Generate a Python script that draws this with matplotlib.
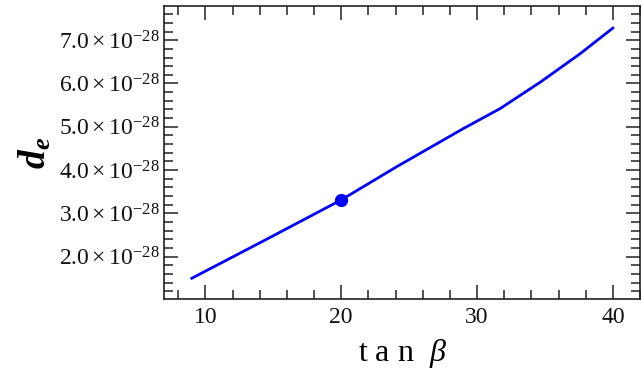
import matplotlib

matplotlib.use("Agg")
import matplotlib.pyplot as plt
from matplotlib.ticker import FixedLocator, FuncFormatter, MultipleLocator

plt.rcParams["font.family"] = ["Liberation Serif", "DejaVu Serif"]
plt.rcParams["mathtext.fontset"] = "custom"
plt.rcParams["mathtext.rm"] = "Liberation Serif"
plt.rcParams["mathtext.it"] = "Liberation Serif:italic"
plt.rcParams["mathtext.bf"] = "Liberation Serif:bold:italic"

# electron EDM versus tan(beta)
tan_beta = [9, 14.5, 20, 24.1, 29.0, 31.7, 34.7, 37.6, 40]
d_e = [1.50e-28, 2.40e-28, 3.31e-28, 4.08e-28, 4.96e-28,
       5.42e-28, 6.04e-28, 6.69e-28, 7.28e-28]

# benchmark point
bench_x = [20]
bench_y = [3.31e-28]

y_ticks = [2e-28, 3e-28, 4e-28, 5e-28, 6e-28, 7e-28]


def sci_label(v, pos):
    return rf"$\mathrm{{{v / 1e-28:.1f}}}\times\mathrm{{10}}^{{-28}}$"


fig = plt.figure(figsize=(6.42, 3.83), dpi=100)
ax = fig.add_axes([0.2555, 0.2193, 0.7414, 0.765])

ax.plot(tan_beta, d_e, color="#0000ff", lw=2.0)
ax.plot(bench_x, bench_y, "o", color="#0000ff", ms=8.5)

ax.set_xlim(6.95, 42.0)
ax.set_ylim(1.02e-28, 7.79e-28)

ax.xaxis.set_major_locator(MultipleLocator(10))
ax.xaxis.set_minor_locator(MultipleLocator(2))
ax.yaxis.set_major_locator(FixedLocator(y_ticks))
ax.yaxis.set_minor_locator(MultipleLocator(0.2e-28))
ax.yaxis.set_major_formatter(FuncFormatter(sci_label))

for side in ax.spines.values():
    side.set_color("#222222")
    side.set_linewidth(1.2)
ax.tick_params(which="both", direction="in", top=True, right=True,
               color="#222222", width=1.1, labelsize=17, labelcolor="#111111")
ax.tick_params(which="major", length=10)
ax.tick_params(which="minor", length=6.5)
ax.tick_params(axis="x", pad=6)
ax.tick_params(axis="y", pad=3)

ax.set_xlabel(r"t a n  $\beta$", fontsize=23, labelpad=6)
ax.set_ylabel(r"$\mathbf{d_e}$", fontsize=27, labelpad=4)

fig.savefig("out.png", dpi=100)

********

> EXERCISE TASK
Only the lines from the top of the data through the line with "ax = fig.add_axes([0.2555, 0.2193, 0.7414, 0.765])" should be quoted, exactly and with both ends kept; skip the pictures.

> ANSWER TO THE TASK
Generate a Python script that draws this with matplotlib.
import matplotlib

matplotlib.use("Agg")
import matplotlib.pyplot as plt
from matplotlib.ticker import FixedLocator, FuncFormatter, MultipleLocator

plt.rcParams["font.family"] = ["Liberation Serif", "DejaVu Serif"]
plt.rcParams["mathtext.fontset"] = "custom"
plt.rcParams["mathtext.rm"] = "Liberation Serif"
plt.rcParams["mathtext.it"] = "Liberation Serif:italic"
plt.rcParams["mathtext.bf"] = "Liberation Serif:bold:italic"

# electron EDM versus tan(beta)
tan_beta = [9, 14.5, 20, 24.1, 29.0, 31.7, 34.7, 37.6, 40]
d_e = [1.50e-28, 2.40e-28, 3.31e-28, 4.08e-28, 4.96e-28,
       5.42e-28, 6.04e-28, 6.69e-28, 7.28e-28]

# benchmark point
bench_x = [20]
bench_y = [3.31e-28]

y_ticks = [2e-28, 3e-28, 4e-28, 5e-28, 6e-28, 7e-28]


def sci_label(v, pos):
    return rf"$\mathrm{{{v / 1e-28:.1f}}}\times\mathrm{{10}}^{{-28}}$"


fig = plt.figure(figsize=(6.42, 3.83), dpi=100)
ax = fig.add_axes([0.2555, 0.2193, 0.7414, 0.765])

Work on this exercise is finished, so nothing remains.